Ethereum Foundation Explains ETH Sales Strategy

The Ethereum Foundation, which supports the development of the world’s second-largest blockchain, has addressed community concerns about its decision to sell rather than stake its ETH holdings.

Vitalik Buterin, Ethereum’s co-founder, provided a detailed explanation after users questioned recent token sales. The discussion began when Buterin shared several reasons for the Foundation’s selling strategy on social media.

Supporting Development and Innovation

The Foundation uses proceeds from ETH sales to fund critical blockchain improvements. This includes paying researchers and developers who created EIP-1559, an update that reduced transaction costs and processing times on the network.

“These efforts have supported the blockchain’s security and stability, with no downtime recorded since 2016,” Buterin noted.

The funds also support:

  • Zero-knowledge technology for privacy
  • Account abstraction for improved security
  • Global events promoting Ethereum adoption

Financial Impact and Staking Potential

According to data from blockchain analytics platform Scopescan, the Foundation has sold 4,066 ETH, worth approximately $11 million. The platform also reported that the Foundation holds about 271,000 ETH.

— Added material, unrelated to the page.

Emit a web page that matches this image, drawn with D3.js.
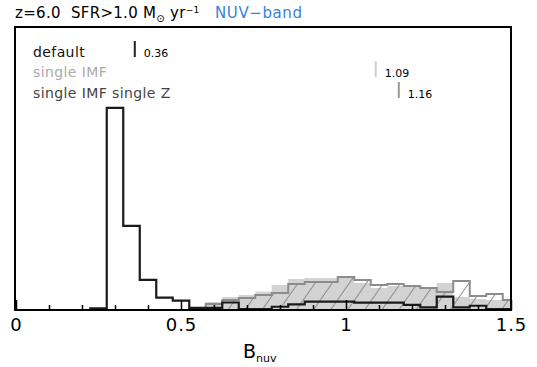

With current staking rates at 3.1%, the Foundation could generate $20.08 million annually by staking its holdings. However, the organization has chosen a different approach.

Strategic Decision to Maintain Neutrality

Buterin explained that the Foundation’s decision not to stake ETH stems from its commitment to neutrality.

“We don’t want to be in the situation of being forced to make an ‘official choice’ if there’s a contentious hard fork,” he stated.

This stance helps preserve Ethereum’s decentralized nature by allowing other entities to handle staking operations. The strategy prevents any single organization from gaining too much influence over the network.

Long-term Vision Over Short-term Gains

The Foundation’s approach emphasizes direct funding of development and operations rather than maximizing staking returns. This strategy aligns with their primary mission of supporting Ethereum’s technological advancement and global adoption.

Buterin also addressed personal trading activity, confirming that he hadn’t sold any ETH in the previous month. In fact, his holdings increased during that period, demonstrating his continued commitment to the project.

This transparency from both Buterin and the Foundation provides clarity to investors and community members about the organization’s financial decisions and long-term objectives in supporting Ethereum’s development.